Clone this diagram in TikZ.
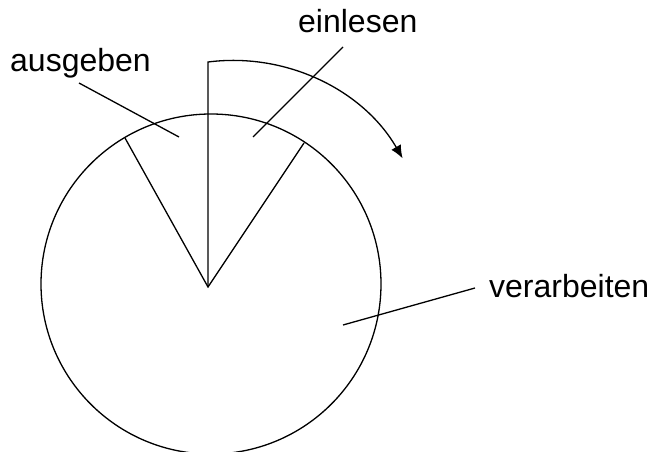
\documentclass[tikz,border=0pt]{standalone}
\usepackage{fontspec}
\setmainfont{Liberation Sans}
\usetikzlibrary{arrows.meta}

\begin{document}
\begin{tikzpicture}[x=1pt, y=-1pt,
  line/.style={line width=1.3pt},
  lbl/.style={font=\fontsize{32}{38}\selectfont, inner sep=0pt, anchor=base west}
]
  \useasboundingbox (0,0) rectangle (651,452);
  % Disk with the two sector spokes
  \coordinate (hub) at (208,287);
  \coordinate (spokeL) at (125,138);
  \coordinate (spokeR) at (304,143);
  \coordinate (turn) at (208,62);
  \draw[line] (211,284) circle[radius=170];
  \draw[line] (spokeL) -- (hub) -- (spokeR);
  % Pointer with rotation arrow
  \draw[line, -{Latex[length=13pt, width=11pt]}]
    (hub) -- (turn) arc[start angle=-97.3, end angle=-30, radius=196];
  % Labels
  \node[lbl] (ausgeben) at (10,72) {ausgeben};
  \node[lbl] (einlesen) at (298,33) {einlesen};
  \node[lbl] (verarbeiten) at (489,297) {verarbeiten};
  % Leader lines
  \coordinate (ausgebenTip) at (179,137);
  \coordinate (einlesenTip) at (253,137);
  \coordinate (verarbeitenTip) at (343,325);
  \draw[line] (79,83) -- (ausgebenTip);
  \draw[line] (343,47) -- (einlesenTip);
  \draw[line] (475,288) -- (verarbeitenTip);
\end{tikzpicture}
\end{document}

####

▶ Task statement:
Repeat the listing in full and exactly. Leave any pictures out.

▶ Task solution:
Clone this diagram in TikZ.
\documentclass[tikz,border=0pt]{standalone}
\usepackage{fontspec}
\setmainfont{Liberation Sans}
\usetikzlibrary{arrows.meta}

\begin{document}
\begin{tikzpicture}[x=1pt, y=-1pt,
  line/.style={line width=1.3pt},
  lbl/.style={font=\fontsize{32}{38}\selectfont, inner sep=0pt, anchor=base west}
]
  \useasboundingbox (0,0) rectangle (651,452);
  % Disk with the two sector spokes
  \coordinate (hub) at (208,287);
  \coordinate (spokeL) at (125,138);
  \coordinate (spokeR) at (304,143);
  \coordinate (turn) at (208,62);
  \draw[line] (211,284) circle[radius=170];
  \draw[line] (spokeL) -- (hub) -- (spokeR);
  % Pointer with rotation arrow
  \draw[line, -{Latex[length=13pt, width=11pt]}]
    (hub) -- (turn) arc[start angle=-97.3, end angle=-30, radius=196];
  % Labels
  \node[lbl] (ausgeben) at (10,72) {ausgeben};
  \node[lbl] (einlesen) at (298,33) {einlesen};
  \node[lbl] (verarbeiten) at (489,297) {verarbeiten};
  % Leader lines
  \coordinate (ausgebenTip) at (179,137);
  \coordinate (einlesenTip) at (253,137);
  \coordinate (verarbeitenTip) at (343,325);
  \draw[line] (79,83) -- (ausgebenTip);
  \draw[line] (343,47) -- (einlesenTip);
  \draw[line] (475,288) -- (verarbeitenTip);
\end{tikzpicture}
\end{document}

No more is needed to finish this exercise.